The only advantage I can see for a man to get married in this day and age is if he wants to pass down some of his own cultural and behavioral traits to his children. Even then given the divorce rate and the fact that women get most of the custody, I could simply do all that without marriage.
My husband's reasons to marry me were what I wrote above and he wants no children either. Even if you personally disagree, it's good to gain the perspective of others and see that there may be other reasons than the ones you think. Divorce rates don't worry me and there wouldn't be any custody, because I won't have children but I realise that it's an issue, I think the most suitable parent should have custody, not based on gender.

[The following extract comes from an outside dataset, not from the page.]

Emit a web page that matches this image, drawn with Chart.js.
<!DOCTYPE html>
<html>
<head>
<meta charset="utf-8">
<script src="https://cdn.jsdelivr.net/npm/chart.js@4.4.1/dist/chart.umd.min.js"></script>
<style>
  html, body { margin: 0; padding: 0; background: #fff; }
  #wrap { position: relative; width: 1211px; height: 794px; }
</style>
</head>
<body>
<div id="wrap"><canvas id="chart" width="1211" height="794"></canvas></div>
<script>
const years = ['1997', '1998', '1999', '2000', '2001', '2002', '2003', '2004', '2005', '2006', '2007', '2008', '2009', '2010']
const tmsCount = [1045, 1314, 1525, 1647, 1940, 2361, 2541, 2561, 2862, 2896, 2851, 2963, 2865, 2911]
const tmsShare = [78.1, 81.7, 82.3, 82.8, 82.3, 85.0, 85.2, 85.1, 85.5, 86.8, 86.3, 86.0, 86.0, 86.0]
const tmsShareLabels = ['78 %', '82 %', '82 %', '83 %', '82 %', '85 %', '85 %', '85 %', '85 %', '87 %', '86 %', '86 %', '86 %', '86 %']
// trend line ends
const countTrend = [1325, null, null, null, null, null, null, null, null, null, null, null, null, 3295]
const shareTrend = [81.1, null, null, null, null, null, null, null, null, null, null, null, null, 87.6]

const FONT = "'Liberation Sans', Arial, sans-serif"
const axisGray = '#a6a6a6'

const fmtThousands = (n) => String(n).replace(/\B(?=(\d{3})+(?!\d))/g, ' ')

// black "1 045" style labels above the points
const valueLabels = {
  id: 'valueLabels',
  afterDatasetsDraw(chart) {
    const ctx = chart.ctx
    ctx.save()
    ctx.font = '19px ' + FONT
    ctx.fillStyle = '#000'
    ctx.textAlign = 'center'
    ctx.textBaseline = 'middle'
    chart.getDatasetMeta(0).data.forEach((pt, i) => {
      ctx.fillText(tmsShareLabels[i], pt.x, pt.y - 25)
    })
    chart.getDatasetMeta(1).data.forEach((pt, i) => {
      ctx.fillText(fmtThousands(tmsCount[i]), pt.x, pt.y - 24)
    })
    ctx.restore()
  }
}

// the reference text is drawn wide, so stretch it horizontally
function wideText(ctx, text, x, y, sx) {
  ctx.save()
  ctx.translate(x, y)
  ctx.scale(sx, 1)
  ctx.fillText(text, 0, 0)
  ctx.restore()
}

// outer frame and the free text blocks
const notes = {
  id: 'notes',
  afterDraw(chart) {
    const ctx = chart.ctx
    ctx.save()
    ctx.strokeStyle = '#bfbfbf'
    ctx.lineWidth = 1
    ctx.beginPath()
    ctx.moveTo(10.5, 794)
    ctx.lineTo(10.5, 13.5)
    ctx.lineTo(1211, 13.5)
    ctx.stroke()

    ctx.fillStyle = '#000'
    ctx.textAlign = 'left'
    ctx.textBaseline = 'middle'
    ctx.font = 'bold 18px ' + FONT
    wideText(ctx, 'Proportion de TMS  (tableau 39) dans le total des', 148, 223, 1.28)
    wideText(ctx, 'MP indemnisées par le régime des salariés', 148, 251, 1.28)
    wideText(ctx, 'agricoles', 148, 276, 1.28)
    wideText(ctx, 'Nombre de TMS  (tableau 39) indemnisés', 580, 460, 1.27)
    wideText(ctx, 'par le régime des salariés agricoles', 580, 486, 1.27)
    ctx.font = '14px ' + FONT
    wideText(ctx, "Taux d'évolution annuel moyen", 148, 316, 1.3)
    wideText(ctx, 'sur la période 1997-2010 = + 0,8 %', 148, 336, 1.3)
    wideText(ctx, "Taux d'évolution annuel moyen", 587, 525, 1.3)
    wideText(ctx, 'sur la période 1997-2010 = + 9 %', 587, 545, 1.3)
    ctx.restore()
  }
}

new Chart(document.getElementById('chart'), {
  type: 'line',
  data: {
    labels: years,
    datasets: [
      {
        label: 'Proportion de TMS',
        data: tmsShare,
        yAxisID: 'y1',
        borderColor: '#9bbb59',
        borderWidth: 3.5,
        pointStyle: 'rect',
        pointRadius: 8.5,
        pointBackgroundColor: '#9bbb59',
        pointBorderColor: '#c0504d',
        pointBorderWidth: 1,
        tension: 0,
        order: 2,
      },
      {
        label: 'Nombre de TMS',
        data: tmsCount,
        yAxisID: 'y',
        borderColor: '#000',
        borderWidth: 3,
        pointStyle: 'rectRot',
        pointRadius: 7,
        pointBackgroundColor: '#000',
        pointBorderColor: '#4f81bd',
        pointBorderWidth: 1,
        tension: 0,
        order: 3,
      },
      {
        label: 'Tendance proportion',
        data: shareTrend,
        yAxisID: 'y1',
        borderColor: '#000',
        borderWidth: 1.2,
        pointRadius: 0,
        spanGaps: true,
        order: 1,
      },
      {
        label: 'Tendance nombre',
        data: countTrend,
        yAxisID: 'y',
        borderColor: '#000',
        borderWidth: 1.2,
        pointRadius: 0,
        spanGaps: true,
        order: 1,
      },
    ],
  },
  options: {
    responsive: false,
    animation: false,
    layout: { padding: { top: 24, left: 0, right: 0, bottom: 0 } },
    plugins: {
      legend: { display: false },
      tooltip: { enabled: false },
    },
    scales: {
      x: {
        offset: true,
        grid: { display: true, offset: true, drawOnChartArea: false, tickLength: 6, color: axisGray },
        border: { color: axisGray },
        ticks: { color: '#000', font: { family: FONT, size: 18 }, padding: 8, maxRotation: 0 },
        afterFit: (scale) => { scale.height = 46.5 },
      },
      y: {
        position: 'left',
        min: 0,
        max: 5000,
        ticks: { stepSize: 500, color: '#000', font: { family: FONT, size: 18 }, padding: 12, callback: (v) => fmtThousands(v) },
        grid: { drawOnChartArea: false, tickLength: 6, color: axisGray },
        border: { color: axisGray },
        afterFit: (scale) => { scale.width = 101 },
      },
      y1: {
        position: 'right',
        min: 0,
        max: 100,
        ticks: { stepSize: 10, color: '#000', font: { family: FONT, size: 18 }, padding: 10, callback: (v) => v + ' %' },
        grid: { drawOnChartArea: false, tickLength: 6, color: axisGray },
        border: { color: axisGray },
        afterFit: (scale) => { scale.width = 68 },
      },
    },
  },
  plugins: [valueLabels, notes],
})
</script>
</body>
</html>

So what do you think, is marriage worthwhile? Is it a dying institution? Or is there some secret I haven't heard of?
Depends on each person, what they want out of life. I don't think it's necessary, personally. Although there was many romantic reasons for ours, practically it was easier for me to move to this country, since he wasn't going to move to mine. I don't see a problem with people choosing to live however they want to, as long as they don't hurt others. I think it is somewhat dying because it can be expensive (mine wasn't though, it doesn't have to be but a lot of people think it has to be grand), there isn't a stigma against being in a relationship out of marriage and if you're committed you don't need to proclaim it in front of a bunch of people. It's a nice ritual but it's not needed. At least that's my opinion.
There isn't a secret, but I've given you reasons that me, my husband and friends agree to as why marriage was something we wanted. There's probably many more reasons, perhaps some practical ones too. But regardless it's up to individuals to decide for themselves if that's what they want and not just blindly go with what society dictates your life should be like (school, job, date, marry, have children, etc.)